* **Given data**:

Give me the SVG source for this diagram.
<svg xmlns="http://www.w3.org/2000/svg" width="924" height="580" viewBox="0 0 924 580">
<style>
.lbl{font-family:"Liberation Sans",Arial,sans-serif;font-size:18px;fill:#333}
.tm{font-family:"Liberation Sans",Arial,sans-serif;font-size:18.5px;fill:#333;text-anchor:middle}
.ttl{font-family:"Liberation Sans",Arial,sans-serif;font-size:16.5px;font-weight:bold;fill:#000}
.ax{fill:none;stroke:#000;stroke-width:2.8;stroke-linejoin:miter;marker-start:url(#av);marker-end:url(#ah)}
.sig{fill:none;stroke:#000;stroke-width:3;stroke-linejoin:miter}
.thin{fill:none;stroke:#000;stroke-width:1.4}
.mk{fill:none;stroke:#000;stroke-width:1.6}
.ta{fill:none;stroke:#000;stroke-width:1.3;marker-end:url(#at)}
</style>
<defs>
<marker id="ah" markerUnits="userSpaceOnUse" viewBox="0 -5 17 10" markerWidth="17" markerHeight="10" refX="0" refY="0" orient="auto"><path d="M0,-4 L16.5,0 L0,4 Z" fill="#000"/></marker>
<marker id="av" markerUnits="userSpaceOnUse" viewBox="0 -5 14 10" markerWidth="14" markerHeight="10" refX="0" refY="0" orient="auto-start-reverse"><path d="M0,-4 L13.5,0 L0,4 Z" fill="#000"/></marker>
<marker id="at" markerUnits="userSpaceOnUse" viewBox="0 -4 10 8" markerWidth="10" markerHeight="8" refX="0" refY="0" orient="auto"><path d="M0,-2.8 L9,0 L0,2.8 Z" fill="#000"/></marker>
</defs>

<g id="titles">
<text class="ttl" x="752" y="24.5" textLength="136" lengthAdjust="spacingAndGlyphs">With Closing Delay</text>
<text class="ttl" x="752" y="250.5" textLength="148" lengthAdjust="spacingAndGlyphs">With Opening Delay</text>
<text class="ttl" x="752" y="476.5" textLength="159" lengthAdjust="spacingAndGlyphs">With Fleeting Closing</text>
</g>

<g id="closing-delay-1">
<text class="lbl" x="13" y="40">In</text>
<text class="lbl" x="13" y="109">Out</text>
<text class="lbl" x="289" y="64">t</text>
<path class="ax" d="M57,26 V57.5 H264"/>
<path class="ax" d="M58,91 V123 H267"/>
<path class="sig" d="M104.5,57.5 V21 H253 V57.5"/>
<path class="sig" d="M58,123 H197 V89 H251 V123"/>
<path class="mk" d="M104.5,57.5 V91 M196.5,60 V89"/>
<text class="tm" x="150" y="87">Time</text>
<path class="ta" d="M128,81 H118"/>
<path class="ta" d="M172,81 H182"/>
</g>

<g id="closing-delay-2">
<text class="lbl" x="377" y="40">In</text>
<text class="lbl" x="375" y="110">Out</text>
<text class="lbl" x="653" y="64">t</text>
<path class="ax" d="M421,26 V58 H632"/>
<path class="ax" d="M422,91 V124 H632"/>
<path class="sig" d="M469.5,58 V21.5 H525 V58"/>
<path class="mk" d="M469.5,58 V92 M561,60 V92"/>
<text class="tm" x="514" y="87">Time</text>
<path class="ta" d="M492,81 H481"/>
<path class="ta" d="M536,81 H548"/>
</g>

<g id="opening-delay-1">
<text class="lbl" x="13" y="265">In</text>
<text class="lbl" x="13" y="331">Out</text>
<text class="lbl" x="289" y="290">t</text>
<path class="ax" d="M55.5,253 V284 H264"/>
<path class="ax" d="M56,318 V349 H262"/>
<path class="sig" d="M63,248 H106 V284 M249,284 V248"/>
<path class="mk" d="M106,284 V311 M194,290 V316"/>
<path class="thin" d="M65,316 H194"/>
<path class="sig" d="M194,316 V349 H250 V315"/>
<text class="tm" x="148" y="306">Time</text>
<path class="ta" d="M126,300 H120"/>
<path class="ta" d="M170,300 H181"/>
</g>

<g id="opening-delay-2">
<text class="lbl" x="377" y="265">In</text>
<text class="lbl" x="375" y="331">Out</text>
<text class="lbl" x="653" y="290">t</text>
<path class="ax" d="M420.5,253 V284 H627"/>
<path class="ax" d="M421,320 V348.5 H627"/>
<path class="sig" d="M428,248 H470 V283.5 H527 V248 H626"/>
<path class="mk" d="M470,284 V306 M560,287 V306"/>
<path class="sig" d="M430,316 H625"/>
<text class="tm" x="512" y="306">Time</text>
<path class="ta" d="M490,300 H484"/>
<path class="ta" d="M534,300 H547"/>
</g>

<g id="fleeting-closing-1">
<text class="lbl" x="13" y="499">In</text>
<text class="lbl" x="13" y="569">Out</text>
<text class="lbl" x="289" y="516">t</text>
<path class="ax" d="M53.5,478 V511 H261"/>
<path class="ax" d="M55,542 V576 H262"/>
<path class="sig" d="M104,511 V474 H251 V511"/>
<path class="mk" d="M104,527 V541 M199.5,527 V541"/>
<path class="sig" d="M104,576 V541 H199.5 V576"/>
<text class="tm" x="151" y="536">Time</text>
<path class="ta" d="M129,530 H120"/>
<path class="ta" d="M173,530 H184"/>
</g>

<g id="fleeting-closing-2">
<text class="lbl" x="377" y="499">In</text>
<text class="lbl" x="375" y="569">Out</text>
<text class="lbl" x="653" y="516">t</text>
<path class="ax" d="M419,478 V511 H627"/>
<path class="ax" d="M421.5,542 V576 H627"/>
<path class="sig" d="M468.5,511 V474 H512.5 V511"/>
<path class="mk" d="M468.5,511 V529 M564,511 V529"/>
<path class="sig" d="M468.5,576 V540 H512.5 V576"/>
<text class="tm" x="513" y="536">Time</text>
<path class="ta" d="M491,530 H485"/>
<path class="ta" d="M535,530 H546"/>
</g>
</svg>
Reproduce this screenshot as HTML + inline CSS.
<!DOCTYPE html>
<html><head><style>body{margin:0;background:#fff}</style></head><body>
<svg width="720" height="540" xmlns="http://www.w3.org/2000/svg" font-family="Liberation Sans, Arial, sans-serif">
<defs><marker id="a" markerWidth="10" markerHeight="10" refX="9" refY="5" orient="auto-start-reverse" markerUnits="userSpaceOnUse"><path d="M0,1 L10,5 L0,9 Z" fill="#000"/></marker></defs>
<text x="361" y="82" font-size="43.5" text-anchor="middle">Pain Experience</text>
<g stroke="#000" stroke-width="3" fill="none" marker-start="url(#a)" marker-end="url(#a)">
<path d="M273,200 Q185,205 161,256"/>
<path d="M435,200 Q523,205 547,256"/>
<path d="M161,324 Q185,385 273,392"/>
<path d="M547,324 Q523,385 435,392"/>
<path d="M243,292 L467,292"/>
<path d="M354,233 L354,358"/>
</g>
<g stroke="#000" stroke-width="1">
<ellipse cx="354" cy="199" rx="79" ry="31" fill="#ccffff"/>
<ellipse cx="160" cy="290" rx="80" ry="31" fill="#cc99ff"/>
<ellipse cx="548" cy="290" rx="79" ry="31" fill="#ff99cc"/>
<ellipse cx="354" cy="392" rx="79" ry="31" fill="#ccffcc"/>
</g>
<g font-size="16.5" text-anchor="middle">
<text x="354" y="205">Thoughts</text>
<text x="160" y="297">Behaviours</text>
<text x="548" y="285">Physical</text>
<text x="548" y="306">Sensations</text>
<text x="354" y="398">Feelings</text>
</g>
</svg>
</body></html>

* **Direction**:
Repeat the listing in full, keeping every line exactly as it is.

* **Correct response**:
Give me the SVG source for this diagram.
<svg xmlns="http://www.w3.org/2000/svg" width="924" height="580" viewBox="0 0 924 580">
<style>
.lbl{font-family:"Liberation Sans",Arial,sans-serif;font-size:18px;fill:#333}
.tm{font-family:"Liberation Sans",Arial,sans-serif;font-size:18.5px;fill:#333;text-anchor:middle}
.ttl{font-family:"Liberation Sans",Arial,sans-serif;font-size:16.5px;font-weight:bold;fill:#000}
.ax{fill:none;stroke:#000;stroke-width:2.8;stroke-linejoin:miter;marker-start:url(#av);marker-end:url(#ah)}
.sig{fill:none;stroke:#000;stroke-width:3;stroke-linejoin:miter}
.thin{fill:none;stroke:#000;stroke-width:1.4}
.mk{fill:none;stroke:#000;stroke-width:1.6}
.ta{fill:none;stroke:#000;stroke-width:1.3;marker-end:url(#at)}
</style>
<defs>
<marker id="ah" markerUnits="userSpaceOnUse" viewBox="0 -5 17 10" markerWidth="17" markerHeight="10" refX="0" refY="0" orient="auto"><path d="M0,-4 L16.5,0 L0,4 Z" fill="#000"/></marker>
<marker id="av" markerUnits="userSpaceOnUse" viewBox="0 -5 14 10" markerWidth="14" markerHeight="10" refX="0" refY="0" orient="auto-start-reverse"><path d="M0,-4 L13.5,0 L0,4 Z" fill="#000"/></marker>
<marker id="at" markerUnits="userSpaceOnUse" viewBox="0 -4 10 8" markerWidth="10" markerHeight="8" refX="0" refY="0" orient="auto"><path d="M0,-2.8 L9,0 L0,2.8 Z" fill="#000"/></marker>
</defs>

<g id="titles">
<text class="ttl" x="752" y="24.5" textLength="136" lengthAdjust="spacingAndGlyphs">With Closing Delay</text>
<text class="ttl" x="752" y="250.5" textLength="148" lengthAdjust="spacingAndGlyphs">With Opening Delay</text>
<text class="ttl" x="752" y="476.5" textLength="159" lengthAdjust="spacingAndGlyphs">With Fleeting Closing</text>
</g>

<g id="closing-delay-1">
<text class="lbl" x="13" y="40">In</text>
<text class="lbl" x="13" y="109">Out</text>
<text class="lbl" x="289" y="64">t</text>
<path class="ax" d="M57,26 V57.5 H264"/>
<path class="ax" d="M58,91 V123 H267"/>
<path class="sig" d="M104.5,57.5 V21 H253 V57.5"/>
<path class="sig" d="M58,123 H197 V89 H251 V123"/>
<path class="mk" d="M104.5,57.5 V91 M196.5,60 V89"/>
<text class="tm" x="150" y="87">Time</text>
<path class="ta" d="M128,81 H118"/>
<path class="ta" d="M172,81 H182"/>
</g>

<g id="closing-delay-2">
<text class="lbl" x="377" y="40">In</text>
<text class="lbl" x="375" y="110">Out</text>
<text class="lbl" x="653" y="64">t</text>
<path class="ax" d="M421,26 V58 H632"/>
<path class="ax" d="M422,91 V124 H632"/>
<path class="sig" d="M469.5,58 V21.5 H525 V58"/>
<path class="mk" d="M469.5,58 V92 M561,60 V92"/>
<text class="tm" x="514" y="87">Time</text>
<path class="ta" d="M492,81 H481"/>
<path class="ta" d="M536,81 H548"/>
</g>

<g id="opening-delay-1">
<text class="lbl" x="13" y="265">In</text>
<text class="lbl" x="13" y="331">Out</text>
<text class="lbl" x="289" y="290">t</text>
<path class="ax" d="M55.5,253 V284 H264"/>
<path class="ax" d="M56,318 V349 H262"/>
<path class="sig" d="M63,248 H106 V284 M249,284 V248"/>
<path class="mk" d="M106,284 V311 M194,290 V316"/>
<path class="thin" d="M65,316 H194"/>
<path class="sig" d="M194,316 V349 H250 V315"/>
<text class="tm" x="148" y="306">Time</text>
<path class="ta" d="M126,300 H120"/>
<path class="ta" d="M170,300 H181"/>
</g>

<g id="opening-delay-2">
<text class="lbl" x="377" y="265">In</text>
<text class="lbl" x="375" y="331">Out</text>
<text class="lbl" x="653" y="290">t</text>
<path class="ax" d="M420.5,253 V284 H627"/>
<path class="ax" d="M421,320 V348.5 H627"/>
<path class="sig" d="M428,248 H470 V283.5 H527 V248 H626"/>
<path class="mk" d="M470,284 V306 M560,287 V306"/>
<path class="sig" d="M430,316 H625"/>
<text class="tm" x="512" y="306">Time</text>
<path class="ta" d="M490,300 H484"/>
<path class="ta" d="M534,300 H547"/>
</g>

<g id="fleeting-closing-1">
<text class="lbl" x="13" y="499">In</text>
<text class="lbl" x="13" y="569">Out</text>
<text class="lbl" x="289" y="516">t</text>
<path class="ax" d="M53.5,478 V511 H261"/>
<path class="ax" d="M55,542 V576 H262"/>
<path class="sig" d="M104,511 V474 H251 V511"/>
<path class="mk" d="M104,527 V541 M199.5,527 V541"/>
<path class="sig" d="M104,576 V541 H199.5 V576"/>
<text class="tm" x="151" y="536">Time</text>
<path class="ta" d="M129,530 H120"/>
<path class="ta" d="M173,530 H184"/>
</g>

<g id="fleeting-closing-2">
<text class="lbl" x="377" y="499">In</text>
<text class="lbl" x="375" y="569">Out</text>
<text class="lbl" x="653" y="516">t</text>
<path class="ax" d="M419,478 V511 H627"/>
<path class="ax" d="M421.5,542 V576 H627"/>
<path class="sig" d="M468.5,511 V474 H512.5 V511"/>
<path class="mk" d="M468.5,511 V529 M564,511 V529"/>
<path class="sig" d="M468.5,576 V540 H512.5 V576"/>
<text class="tm" x="513" y="536">Time</text>
<path class="ta" d="M491,530 H485"/>
<path class="ta" d="M535,530 H546"/>
</g>
</svg>
Reproduce this screenshot as HTML + inline CSS.
<!DOCTYPE html>
<html><head><style>body{margin:0;background:#fff}</style></head><body>
<svg width="720" height="540" xmlns="http://www.w3.org/2000/svg" font-family="Liberation Sans, Arial, sans-serif">
<defs><marker id="a" markerWidth="10" markerHeight="10" refX="9" refY="5" orient="auto-start-reverse" markerUnits="userSpaceOnUse"><path d="M0,1 L10,5 L0,9 Z" fill="#000"/></marker></defs>
<text x="361" y="82" font-size="43.5" text-anchor="middle">Pain Experience</text>
<g stroke="#000" stroke-width="3" fill="none" marker-start="url(#a)" marker-end="url(#a)">
<path d="M273,200 Q185,205 161,256"/>
<path d="M435,200 Q523,205 547,256"/>
<path d="M161,324 Q185,385 273,392"/>
<path d="M547,324 Q523,385 435,392"/>
<path d="M243,292 L467,292"/>
<path d="M354,233 L354,358"/>
</g>
<g stroke="#000" stroke-width="1">
<ellipse cx="354" cy="199" rx="79" ry="31" fill="#ccffff"/>
<ellipse cx="160" cy="290" rx="80" ry="31" fill="#cc99ff"/>
<ellipse cx="548" cy="290" rx="79" ry="31" fill="#ff99cc"/>
<ellipse cx="354" cy="392" rx="79" ry="31" fill="#ccffcc"/>
</g>
<g font-size="16.5" text-anchor="middle">
<text x="354" y="205">Thoughts</text>
<text x="160" y="297">Behaviours</text>
<text x="548" y="285">Physical</text>
<text x="548" y="306">Sensations</text>
<text x="354" y="398">Feelings</text>
</g>
</svg>
</body></html>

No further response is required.